Роль водительницы дается Вере куда как сложнее, чем героине Шмелева, которая в нарушение всякой художественной правды движется от одной духовной победы к другой: «Вера не шла, боролась — и незаметно мало-помалу перешла сама в активную роль: воротить и его (Волохова — Я.Г) на дорогу уже испытанного добра и правды, увлечь, сначала в правду любви, человеческого, а не животного счастья, а там и дальше, в глубину ее веры, ее надежд!» [1, т. 6, с. 151].
Героиня Шмелева не только чутко угадывает Божию волю, но и сама является ее орудием. Под благотворным влиянием Дариньки многие герои преображаются. Так, о разительной перемене «мрачного демона» и «кощунника» Кузюмова Надя говорит прямо: «Явное проявление Промысла!» [7, т. 12, с. 433].
Ювелир Франц-Иоганн Борелиус видит тайну промышления Господня в появлении Вейденгаммера и непостижимом сохранении самоцветов. «Чудеснейшая из сказок моей жизни, — рассказывал герой о «скрещении жизней людей и самоцветов». — Я исполнил, что назначено мне исполнить» [1, т. 12, с. 569].
Однако едва ли не больше других персонажей «Путей небесных» в предначертание верит безымянный Рассказчик — единомышленник «позднего» Вейденгаммера.

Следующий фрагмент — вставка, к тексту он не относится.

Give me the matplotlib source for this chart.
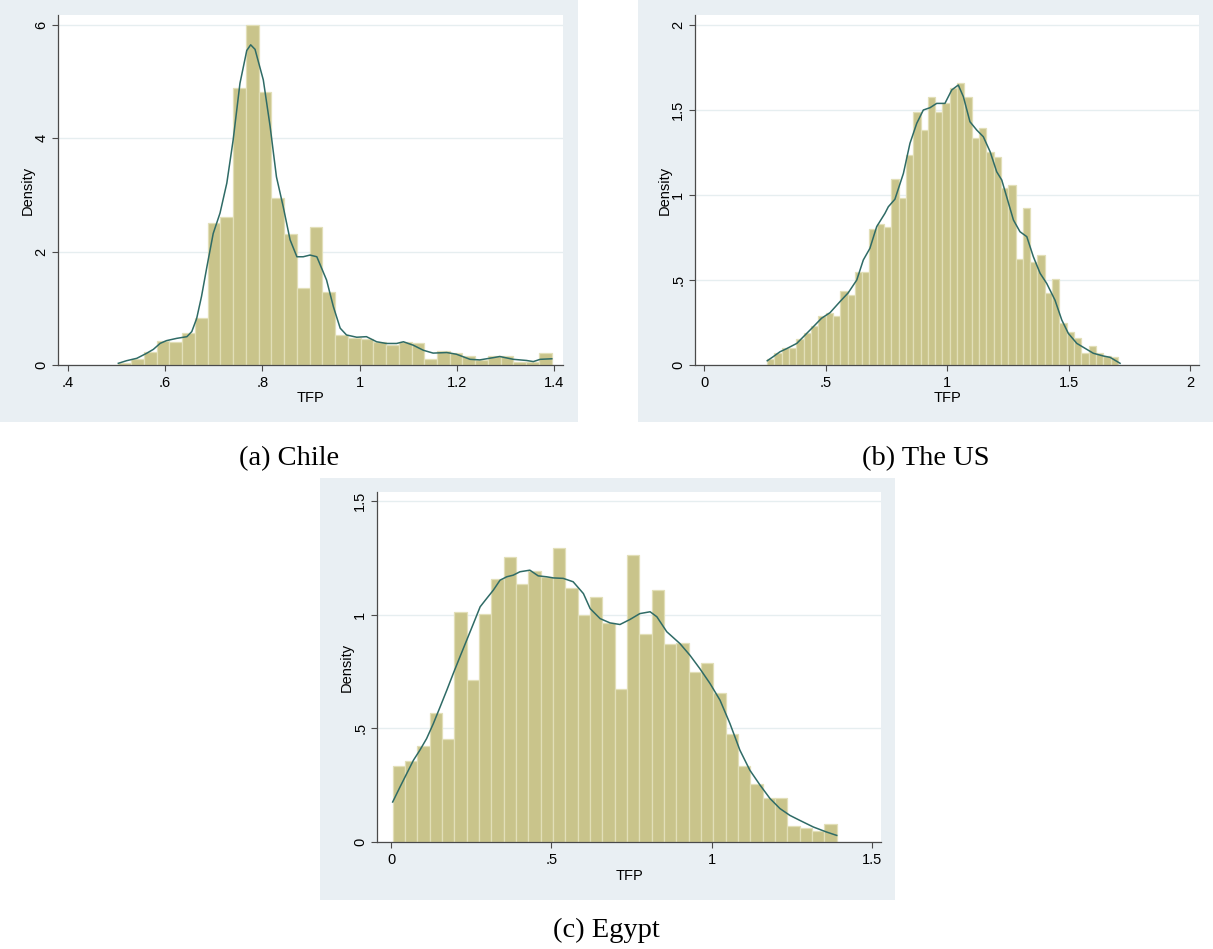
import numpy as np
import matplotlib
matplotlib.use("Agg")
import matplotlib.pyplot as plt
from matplotlib.patches import Rectangle

# ---- data ----
# Chile: 34 bins
chile_bin_start = 0.504
chile_bin_width = 0.0262
chile_heights = [0.03, 0.10, 0.235, 0.43, 0.41, 0.56, 0.835, 2.51, 2.61, 4.89, 6.0, 4.82,
                 2.94, 2.32, 1.35, 2.44, 1.29, 0.53, 0.48, 0.46, 0.40, 0.35, 0.41, 0.39,
                 0.10, 0.25, 0.22, 0.15, 0.09, 0.15, 0.16, 0.06, 0.06, 0.21]
chile_kde_x = [0.504, 0.521, 0.542, 0.562, 0.576, 0.590, 0.603, 0.624, 0.645, 0.655, 0.665,
               0.675, 0.686, 0.699, 0.713, 0.727, 0.740, 0.754, 0.768, 0.776, 0.785, 0.802,
               0.816, 0.829, 0.843, 0.857, 0.871, 0.884, 0.898, 0.912, 0.932, 0.946, 0.960,
               0.973, 0.994, 1.014, 1.035, 1.055, 1.076, 1.090, 1.110, 1.131, 1.151, 1.179,
               1.199, 1.227, 1.247, 1.275, 1.288, 1.316, 1.343, 1.357, 1.371, 1.395]
chile_kde_y = [0.03, 0.076, 0.118, 0.206, 0.276, 0.382, 0.43, 0.47, 0.50, 0.59, 0.82,
               1.21, 1.73, 2.32, 2.68, 3.21, 3.97, 4.97, 5.55, 5.65, 5.57, 5.03,
               4.21, 3.32, 2.79, 2.21, 1.91, 1.91, 1.94, 1.91, 1.50, 1.03, 0.65,
               0.53, 0.49, 0.50, 0.41, 0.38, 0.38, 0.41, 0.35, 0.26, 0.21, 0.22,
               0.19, 0.10, 0.09, 0.13, 0.15, 0.10, 0.08, 0.06, 0.10, 0.11]
chile_xticks = [0.4, 0.6, 0.8, 1.0, 1.2, 1.4]
chile_xlabels = [".4", ".6", ".8", "1", "1.2", "1.4"]
chile_yticks = [0, 2, 4, 6]
chile_ylabels = ["0", "2", "4", "6"]

# The US: 48 bins
us_bin_start = 0.259
us_bin_width = 0.03008
us_heights = [0.035, 0.071, 0.101, 0.098, 0.151, 0.186, 0.227, 0.291, 0.304, 0.291, 0.435, 0.410,
              0.548, 0.548, 0.798, 0.829, 0.814, 1.093, 0.984, 1.235, 1.490, 1.382, 1.578, 1.490,
              1.539, 1.627, 1.657, 1.578, 1.337, 1.392, 1.251, 1.222, 1.043, 1.059, 0.624, 0.925,
              0.608, 0.647, 0.422, 0.504, 0.245, 0.196, 0.157, 0.069, 0.112, 0.069, 0.053, 0.045]
us_kde_x = [0.2595, 0.284, 0.312, 0.339, 0.381, 0.415, 0.449, 0.483, 0.518, 0.559, 0.593, 0.628,
            0.655, 0.682, 0.710, 0.744, 0.758, 0.785, 0.820, 0.847, 0.875, 0.902, 0.930, 0.957,
            0.991, 1.019, 1.046, 1.067, 1.094, 1.122, 1.149, 1.177, 1.204, 1.225, 1.245, 1.273,
            1.300, 1.328, 1.355, 1.383, 1.410, 1.444, 1.472, 1.499, 1.534, 1.568, 1.602, 1.643,
            1.671, 1.712]
us_kde_y = [0.025, 0.049, 0.078, 0.096, 0.127, 0.176, 0.225, 0.275, 0.308, 0.373, 0.425, 0.500,
            0.618, 0.686, 0.814, 0.892, 0.931, 0.975, 1.127, 1.304, 1.422, 1.500, 1.514, 1.539,
            1.539, 1.618, 1.647, 1.578, 1.431, 1.382, 1.343, 1.255, 1.137, 1.088, 0.990, 0.853,
            0.784, 0.755, 0.637, 0.539, 0.480, 0.382, 0.265, 0.186, 0.127, 0.098, 0.069, 0.053,
            0.045, 0.01]
us_xticks = [0, 0.5, 1, 1.5, 2]
us_xlabels = ["0", ".5", "1", "1.5", "2"]
us_yticks = [0, 0.5, 1, 1.5, 2]
us_ylabels = ["0", ".5", "1", "1.5", "2"]

# Egypt: 36 bins
egypt_bin_start = 0.0052
egypt_bin_width = 0.03847
egypt_heights = [0.335, 0.357, 0.423, 0.568, 0.455, 1.013, 0.715, 1.002, 1.157, 1.256, 1.135, 1.193,
                 1.164, 1.295, 1.118, 0.998, 1.076, 0.964, 0.675, 1.262, 0.914, 1.108, 0.870, 0.876,
                 0.749, 0.788, 0.656, 0.477, 0.335, 0.254, 0.195, 0.195, 0.070, 0.063, 0.048, 0.081]
egypt_kde_x = [0.0052, 0.028, 0.049, 0.070, 0.090, 0.111, 0.132, 0.153, 0.174, 0.194, 0.215, 0.236,
               0.257, 0.278, 0.298, 0.319, 0.340, 0.361, 0.381, 0.402, 0.433, 0.459, 0.485, 0.506,
               0.537, 0.568, 0.600, 0.621, 0.652, 0.683, 0.714, 0.745, 0.776, 0.808, 0.829, 0.860,
               0.901, 0.932, 0.963, 0.995, 1.026, 1.057, 1.088, 1.119, 1.151, 1.182, 1.213, 1.244,
               1.275, 1.317, 1.358, 1.390]
egypt_kde_y = [0.176, 0.242, 0.301, 0.360, 0.404, 0.455, 0.521, 0.594, 0.668, 0.741, 0.815, 0.888,
               0.961, 1.035, 1.071, 1.108, 1.152, 1.167, 1.174, 1.189, 1.196, 1.171, 1.167, 1.162,
               1.160, 1.145, 1.093, 1.027, 0.983, 0.964, 0.957, 0.979, 1.005, 1.013, 0.991, 0.925,
               0.873, 0.822, 0.763, 0.697, 0.624, 0.521, 0.404, 0.316, 0.250, 0.191, 0.147, 0.117,
               0.095, 0.066, 0.044, 0.029]
egypt_xticks = [0, 0.5, 1, 1.5]
egypt_xlabels = ["0", ".5", "1", "1.5"]
egypt_yticks = [0, 0.5, 1, 1.5]
egypt_ylabels = ["0", ".5", "1", "1.5"]

captions = ["(a) Chile", "(b) The US", "(c) Egypt"]

# ---- styling ----
W, H = 1213, 949
BG = "#e9eff3"
BAR = "#c9c48b"
BAR_EDGE = "#e2dfb8"
KDE = "#2f6b66"
AXIS = "#4a4a4a"
GRID = "#e6eef0"
SANS = ["Liberation Sans", "DejaVu Sans"]
SERIF = ["Liberation Serif", "DejaVu Serif"]

fig = plt.figure(figsize=(W / 100, H / 100), dpi=100)
fig.patch.set_facecolor("white")


def px_rect(x0, y0, x1, y1):
    # pixel box (top-left origin) -> figure fraction [left, bottom, width, height]
    return [x0 / W, 1 - y1 / H, (x1 - x0) / W, (y1 - y0) / H]


def draw_panel(bg_box, ax_box, start, width, heights, kx, ky,
               xlim, ylim, xticks, xlabels, yticks, ylabels):
    l, b, w, h = px_rect(*bg_box)
    bg = Rectangle((l, b), w, h, transform=fig.transFigure,
                   facecolor=BG, edgecolor="none", zorder=-10)
    fig.add_artist(bg)
    ax = fig.add_axes(px_rect(*ax_box))
    ax.set_zorder(1)
    ax.set_facecolor("white")
    edges = start + width * np.arange(len(heights))
    ax.bar(edges, heights, width=width, align="edge", color=BAR,
           edgecolor=BAR_EDGE, linewidth=0.9, zorder=2)
    ax.plot(kx, ky, color=KDE, linewidth=1.1, zorder=3)
    ax.set_xlim(*xlim)
    ax.set_ylim(*ylim)
    ax.set_xticks(xticks)
    ax.set_xticklabels(xlabels, fontfamily=SANS, fontsize=10.5)
    ax.set_yticks(yticks)
    ax.set_yticklabels(ylabels, fontfamily=SANS, fontsize=10.5, rotation=90, va="center")
    ax.tick_params(length=4, width=0.8, color=AXIS, pad=4)
    ax.tick_params(axis="y", pad=3)
    for s in ["top", "right"]:
        ax.spines[s].set_visible(False)
    for s in ["left", "bottom"]:
        ax.spines[s].set_color(AXIS)
        ax.spines[s].set_linewidth(0.9)
    ax.yaxis.grid(True, color=GRID, linewidth=1.0)
    ax.set_axisbelow(True)
    ax.set_xlabel("TFP", fontfamily=SANS, fontsize=10.5, labelpad=1)
    ax.set_ylabel("Density", fontfamily=SANS, fontsize=10.5, labelpad=0)
    return ax


draw_panel((0, 0, 578, 422), (58, 15, 563, 365), chile_bin_start, chile_bin_width,
           chile_heights, chile_kde_x, chile_kde_y, (0.380, 1.418), (0, 6.176),
           chile_xticks, chile_xlabels, chile_yticks, chile_ylabels)
draw_panel((638, 0, 1213, 422), (695, 15, 1199, 365), us_bin_start, us_bin_width,
           us_heights, us_kde_x, us_kde_y, (-0.038, 2.037), (0, 2.059),
           us_xticks, us_xlabels, us_yticks, us_ylabels)
draw_panel((320, 478, 895, 900), (377, 492, 881, 842), egypt_bin_start, egypt_bin_width,
           egypt_heights, egypt_kde_x, egypt_kde_y, (-0.0437, 1.528), (0, 1.540),
           egypt_xticks, egypt_xlabels, egypt_yticks, egypt_ylabels)

# captions under each panel
for text, (cx, cy) in zip(captions, [(289, 465), (925.5, 465), (606, 937)]):
    fig.text(cx / W, 1 - cy / H, text, ha="center", va="baseline",
             fontfamily=SERIF, fontsize=20.5)

fig.savefig("out.png", dpi=100)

Когда в романе заходит речь о Божественном Промысле в судьбе героя, их голоса начинают звучать в унисон. К примеру, впечатления Виктора Алексеевича от истории чудесного спасения Дариньки на Каменном мосту и заступничестве старика-бутошника с ликом Николая-Угодника Повествователь передает так: «Через этот рассказ ему почти открылось, — сердцу его открылось, — что его жизнь пред-начертанно связана с ней, до конца. Этот жуткий ее рассказ приводил в стройное всё "случайное" в эти последние два года его жизни» [7, т. 12, с. 532].
Таким образом, доверие Богу и вера в Промысл — ключевые идеи романов Гончарова и Шмелева. Герои обоих произведений, пройдя ряд испытаний и горьких сомнений, находятся на пороге новой жизни. При этом шмелевский идеал обретает земные формы и находит художественное воплощение в ютовских сценах, где с героями происходят удивительные метаморфозы. Ничего похожего нет в «Обрыве». Гончаров не согрешил против художественной правды, относя свой идеал к далекому будущему, не получившему воплощения в условиях современной исторической действительности.
Литература
1. Гончаров И.А. Собр. соч.: в 6 т. М.: Правда, 1972.
2. Ильин И.А. Собр. соч.: Переписка двух Иванов (1927-1934) / Сост., вступ. ст. и коммент. Ю.Т.Лисицы. М.: Русская книга, 2000. 560 с.
3. Ильин И.А. Собр. соч.: Переписка двух Иванов (1935-1946) / Сост. и коммент. Ю.Т.Лисицы. М.: Русская книга, 2000. 576 с.
4. Любомудров А.М. И.С.Шмелев и философия Владимира Соловьева // Наследие И.С.Шмелева: проблемы изучения и издания. Мат-лы Междунар. науч. Шмелевских чтений. М.: ИМЛИ РАН, 2007. С. 19-28.
5. Мельник В.И. Гончаров и православие: духовный мир писателя. М., Даръ, 2008. 544 с.
6. Шмелев И.С. Собр. соч.: в 5 т. М.: Русская книга, 2001.
7. Шмелев И.С. Собр. соч.: в 12 т. М.: Сибирская Благозвонница, 2008.